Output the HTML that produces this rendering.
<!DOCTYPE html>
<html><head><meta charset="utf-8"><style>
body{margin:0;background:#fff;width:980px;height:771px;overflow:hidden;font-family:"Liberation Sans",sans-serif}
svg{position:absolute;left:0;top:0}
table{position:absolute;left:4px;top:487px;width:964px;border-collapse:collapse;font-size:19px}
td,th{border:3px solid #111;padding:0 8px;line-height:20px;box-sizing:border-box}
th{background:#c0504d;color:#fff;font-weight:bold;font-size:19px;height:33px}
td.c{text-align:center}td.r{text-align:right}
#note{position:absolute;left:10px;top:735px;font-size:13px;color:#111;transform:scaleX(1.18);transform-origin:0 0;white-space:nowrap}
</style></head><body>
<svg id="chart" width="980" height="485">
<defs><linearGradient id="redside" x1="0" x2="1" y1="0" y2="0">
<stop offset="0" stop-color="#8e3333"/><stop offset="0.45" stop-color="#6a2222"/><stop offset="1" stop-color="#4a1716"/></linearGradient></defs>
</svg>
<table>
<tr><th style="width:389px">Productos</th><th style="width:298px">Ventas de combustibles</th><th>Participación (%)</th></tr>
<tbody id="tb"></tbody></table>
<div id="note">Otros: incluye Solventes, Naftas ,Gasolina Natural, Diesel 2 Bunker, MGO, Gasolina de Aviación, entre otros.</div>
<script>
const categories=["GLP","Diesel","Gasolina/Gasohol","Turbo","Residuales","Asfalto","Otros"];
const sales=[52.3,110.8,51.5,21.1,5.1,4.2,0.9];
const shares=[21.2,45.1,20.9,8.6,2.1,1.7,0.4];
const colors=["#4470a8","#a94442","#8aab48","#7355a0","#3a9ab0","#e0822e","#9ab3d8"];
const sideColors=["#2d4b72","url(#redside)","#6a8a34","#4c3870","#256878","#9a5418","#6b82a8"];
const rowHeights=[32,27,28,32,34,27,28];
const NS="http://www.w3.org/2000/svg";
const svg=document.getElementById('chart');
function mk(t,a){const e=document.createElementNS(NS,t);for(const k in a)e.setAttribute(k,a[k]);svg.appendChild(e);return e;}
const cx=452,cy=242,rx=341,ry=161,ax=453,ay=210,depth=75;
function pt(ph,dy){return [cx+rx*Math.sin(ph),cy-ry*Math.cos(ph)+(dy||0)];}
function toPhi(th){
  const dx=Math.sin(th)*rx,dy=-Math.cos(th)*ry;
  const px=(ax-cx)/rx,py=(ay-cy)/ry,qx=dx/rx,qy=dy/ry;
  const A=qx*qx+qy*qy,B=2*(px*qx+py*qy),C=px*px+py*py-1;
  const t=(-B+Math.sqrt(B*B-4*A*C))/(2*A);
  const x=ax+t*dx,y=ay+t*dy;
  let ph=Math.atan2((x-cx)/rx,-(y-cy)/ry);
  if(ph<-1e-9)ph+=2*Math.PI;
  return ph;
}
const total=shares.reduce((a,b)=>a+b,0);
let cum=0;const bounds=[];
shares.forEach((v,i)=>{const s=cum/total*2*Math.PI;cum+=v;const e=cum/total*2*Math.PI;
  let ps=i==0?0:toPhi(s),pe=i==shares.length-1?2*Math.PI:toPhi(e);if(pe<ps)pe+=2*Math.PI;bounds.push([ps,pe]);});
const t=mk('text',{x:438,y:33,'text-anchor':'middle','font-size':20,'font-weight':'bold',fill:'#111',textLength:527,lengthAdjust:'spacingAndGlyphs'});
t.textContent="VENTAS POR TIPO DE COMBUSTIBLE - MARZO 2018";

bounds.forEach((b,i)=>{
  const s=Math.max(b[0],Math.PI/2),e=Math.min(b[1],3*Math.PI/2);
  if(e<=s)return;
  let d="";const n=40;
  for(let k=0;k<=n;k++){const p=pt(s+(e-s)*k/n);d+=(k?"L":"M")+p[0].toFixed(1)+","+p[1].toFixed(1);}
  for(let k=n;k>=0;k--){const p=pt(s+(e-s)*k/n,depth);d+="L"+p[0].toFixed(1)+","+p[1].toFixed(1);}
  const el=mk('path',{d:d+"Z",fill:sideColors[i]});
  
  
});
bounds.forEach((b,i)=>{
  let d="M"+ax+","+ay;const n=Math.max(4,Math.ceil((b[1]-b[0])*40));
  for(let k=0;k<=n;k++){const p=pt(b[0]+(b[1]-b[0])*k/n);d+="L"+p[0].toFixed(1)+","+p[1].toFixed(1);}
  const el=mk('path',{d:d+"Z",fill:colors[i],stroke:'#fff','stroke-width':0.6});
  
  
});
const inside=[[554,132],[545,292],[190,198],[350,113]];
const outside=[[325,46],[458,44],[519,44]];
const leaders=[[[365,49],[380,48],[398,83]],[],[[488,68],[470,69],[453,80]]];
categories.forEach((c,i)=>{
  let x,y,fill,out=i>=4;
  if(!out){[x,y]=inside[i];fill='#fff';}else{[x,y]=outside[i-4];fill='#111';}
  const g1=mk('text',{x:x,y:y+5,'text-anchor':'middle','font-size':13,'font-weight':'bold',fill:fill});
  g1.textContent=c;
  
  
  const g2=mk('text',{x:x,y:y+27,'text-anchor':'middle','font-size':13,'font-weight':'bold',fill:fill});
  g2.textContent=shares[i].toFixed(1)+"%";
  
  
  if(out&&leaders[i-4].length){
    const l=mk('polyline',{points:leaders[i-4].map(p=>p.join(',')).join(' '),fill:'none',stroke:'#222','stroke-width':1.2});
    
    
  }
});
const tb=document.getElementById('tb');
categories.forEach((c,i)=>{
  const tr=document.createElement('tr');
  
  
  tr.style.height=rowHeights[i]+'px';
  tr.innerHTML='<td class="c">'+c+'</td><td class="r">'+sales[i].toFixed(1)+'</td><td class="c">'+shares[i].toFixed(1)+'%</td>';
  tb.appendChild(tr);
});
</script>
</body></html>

■ ■ ■ ■ ■ ■ ■

◆ **SHORT EXERCISE**
Transcribe all lines as written.

◆ **ANSWER TO THIS PROBLEM**
Output the HTML that produces this rendering.
<!DOCTYPE html>
<html><head><meta charset="utf-8"><style>
body{margin:0;background:#fff;width:980px;height:771px;overflow:hidden;font-family:"Liberation Sans",sans-serif}
svg{position:absolute;left:0;top:0}
table{position:absolute;left:4px;top:487px;width:964px;border-collapse:collapse;font-size:19px}
td,th{border:3px solid #111;padding:0 8px;line-height:20px;box-sizing:border-box}
th{background:#c0504d;color:#fff;font-weight:bold;font-size:19px;height:33px}
td.c{text-align:center}td.r{text-align:right}
#note{position:absolute;left:10px;top:735px;font-size:13px;color:#111;transform:scaleX(1.18);transform-origin:0 0;white-space:nowrap}
</style></head><body>
<svg id="chart" width="980" height="485">
<defs><linearGradient id="redside" x1="0" x2="1" y1="0" y2="0">
<stop offset="0" stop-color="#8e3333"/><stop offset="0.45" stop-color="#6a2222"/><stop offset="1" stop-color="#4a1716"/></linearGradient></defs>
</svg>
<table>
<tr><th style="width:389px">Productos</th><th style="width:298px">Ventas de combustibles</th><th>Participación (%)</th></tr>
<tbody id="tb"></tbody></table>
<div id="note">Otros: incluye Solventes, Naftas ,Gasolina Natural, Diesel 2 Bunker, MGO, Gasolina de Aviación, entre otros.</div>
<script>
const categories=["GLP","Diesel","Gasolina/Gasohol","Turbo","Residuales","Asfalto","Otros"];
const sales=[52.3,110.8,51.5,21.1,5.1,4.2,0.9];
const shares=[21.2,45.1,20.9,8.6,2.1,1.7,0.4];
const colors=["#4470a8","#a94442","#8aab48","#7355a0","#3a9ab0","#e0822e","#9ab3d8"];
const sideColors=["#2d4b72","url(#redside)","#6a8a34","#4c3870","#256878","#9a5418","#6b82a8"];
const rowHeights=[32,27,28,32,34,27,28];
const NS="http://www.w3.org/2000/svg";
const svg=document.getElementById('chart');
function mk(t,a){const e=document.createElementNS(NS,t);for(const k in a)e.setAttribute(k,a[k]);svg.appendChild(e);return e;}
const cx=452,cy=242,rx=341,ry=161,ax=453,ay=210,depth=75;
function pt(ph,dy){return [cx+rx*Math.sin(ph),cy-ry*Math.cos(ph)+(dy||0)];}
function toPhi(th){
  const dx=Math.sin(th)*rx,dy=-Math.cos(th)*ry;
  const px=(ax-cx)/rx,py=(ay-cy)/ry,qx=dx/rx,qy=dy/ry;
  const A=qx*qx+qy*qy,B=2*(px*qx+py*qy),C=px*px+py*py-1;
  const t=(-B+Math.sqrt(B*B-4*A*C))/(2*A);
  const x=ax+t*dx,y=ay+t*dy;
  let ph=Math.atan2((x-cx)/rx,-(y-cy)/ry);
  if(ph<-1e-9)ph+=2*Math.PI;
  return ph;
}
const total=shares.reduce((a,b)=>a+b,0);
let cum=0;const bounds=[];
shares.forEach((v,i)=>{const s=cum/total*2*Math.PI;cum+=v;const e=cum/total*2*Math.PI;
  let ps=i==0?0:toPhi(s),pe=i==shares.length-1?2*Math.PI:toPhi(e);if(pe<ps)pe+=2*Math.PI;bounds.push([ps,pe]);});
const t=mk('text',{x:438,y:33,'text-anchor':'middle','font-size':20,'font-weight':'bold',fill:'#111',textLength:527,lengthAdjust:'spacingAndGlyphs'});
t.textContent="VENTAS POR TIPO DE COMBUSTIBLE - MARZO 2018";

bounds.forEach((b,i)=>{
  const s=Math.max(b[0],Math.PI/2),e=Math.min(b[1],3*Math.PI/2);
  if(e<=s)return;
  let d="";const n=40;
  for(let k=0;k<=n;k++){const p=pt(s+(e-s)*k/n);d+=(k?"L":"M")+p[0].toFixed(1)+","+p[1].toFixed(1);}
  for(let k=n;k>=0;k--){const p=pt(s+(e-s)*k/n,depth);d+="L"+p[0].toFixed(1)+","+p[1].toFixed(1);}
  const el=mk('path',{d:d+"Z",fill:sideColors[i]});
  
  
});
bounds.forEach((b,i)=>{
  let d="M"+ax+","+ay;const n=Math.max(4,Math.ceil((b[1]-b[0])*40));
  for(let k=0;k<=n;k++){const p=pt(b[0]+(b[1]-b[0])*k/n);d+="L"+p[0].toFixed(1)+","+p[1].toFixed(1);}
  const el=mk('path',{d:d+"Z",fill:colors[i],stroke:'#fff','stroke-width':0.6});
  
  
});
const inside=[[554,132],[545,292],[190,198],[350,113]];
const outside=[[325,46],[458,44],[519,44]];
const leaders=[[[365,49],[380,48],[398,83]],[],[[488,68],[470,69],[453,80]]];
categories.forEach((c,i)=>{
  let x,y,fill,out=i>=4;
  if(!out){[x,y]=inside[i];fill='#fff';}else{[x,y]=outside[i-4];fill='#111';}
  const g1=mk('text',{x:x,y:y+5,'text-anchor':'middle','font-size':13,'font-weight':'bold',fill:fill});
  g1.textContent=c;
  
  
  const g2=mk('text',{x:x,y:y+27,'text-anchor':'middle','font-size':13,'font-weight':'bold',fill:fill});
  g2.textContent=shares[i].toFixed(1)+"%";
  
  
  if(out&&leaders[i-4].length){
    const l=mk('polyline',{points:leaders[i-4].map(p=>p.join(',')).join(' '),fill:'none',stroke:'#222','stroke-width':1.2});
    
    
  }
});
const tb=document.getElementById('tb');
categories.forEach((c,i)=>{
  const tr=document.createElement('tr');
  
  
  tr.style.height=rowHeights[i]+'px';
  tr.innerHTML='<td class="c">'+c+'</td><td class="r">'+sales[i].toFixed(1)+'</td><td class="c">'+shares[i].toFixed(1)+'%</td>';
  tb.appendChild(tr);
});
</script>
</body></html>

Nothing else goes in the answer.